На 22 февраля, как обычно пишут, был назначен реформистский банкет и его запретили. Из «Последнего короля», однако, видно, что речь шла вовсе не о «банкете», а о шествии от церкви Мадлен до Елисейских Полей и последующем митинге (с раздачей чая). Митинги и шествия запрещены? А вот из конституции следует, что горожане имеют на них право и даже не обязаны просить у властей разрешения — только уведомить… Но лучше попросить: 1 февраля 100 видных горожан обратились к королю с петицией. Король ответил — начал стягивать к Парижу армию.

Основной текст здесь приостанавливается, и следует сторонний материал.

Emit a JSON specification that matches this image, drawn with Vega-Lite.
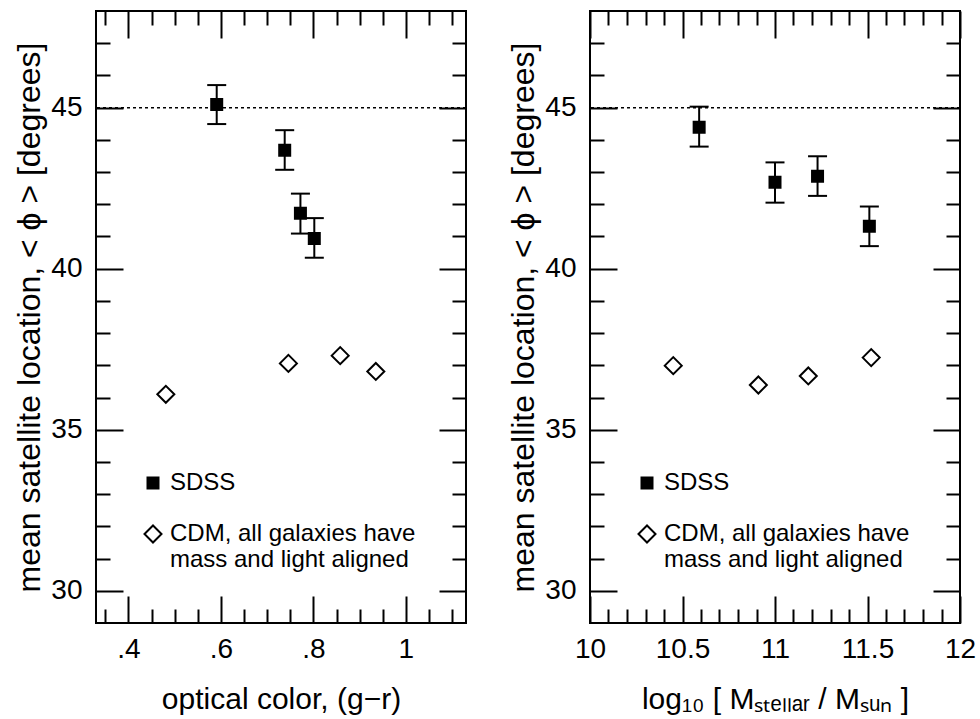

9 февраля указом правительства митинг и шествие были запрещены. «Либералы протестовали и говорили, что закон не запрещает банкеты. Министр юстиции был смешон: „Все, что прямо не разрешено законом, запрещено, нет никаких других прав, кроме тех, которые прямо записаны в законах“. Его язвительно комментировали: „В том числе и права дышать“…» 11-го Ламартин объявил, что пойдет даже на несогласованный митинг, призвал власть не препятствовать. Но 12-го палата утвердила указ правительства о запрете (Жирарден в знак протеста отказался от депутатства). 13-го собрался оргкомитет митинга (100 человек) и 14-го опубликовал заявление: правительство «нарушает конституционные права» и «превращает страну в полицейское государство». «Говорили, что из Венсенна подвозят боеприпасы днем и ночью, журналисты спрашивали военного министра, с кем будет война». 16-го оргкомитет решил: плевать, будем проводить несогласованный митинг — во вторник 22 февраля, в полдень, места сбора у Мадлен и на площади Согласия, шествие начнется от Вандомской площади и завершится коротким митингом на площади Звезды; следить за порядком, если нужно, правительство может поручить национальным гвардейцам.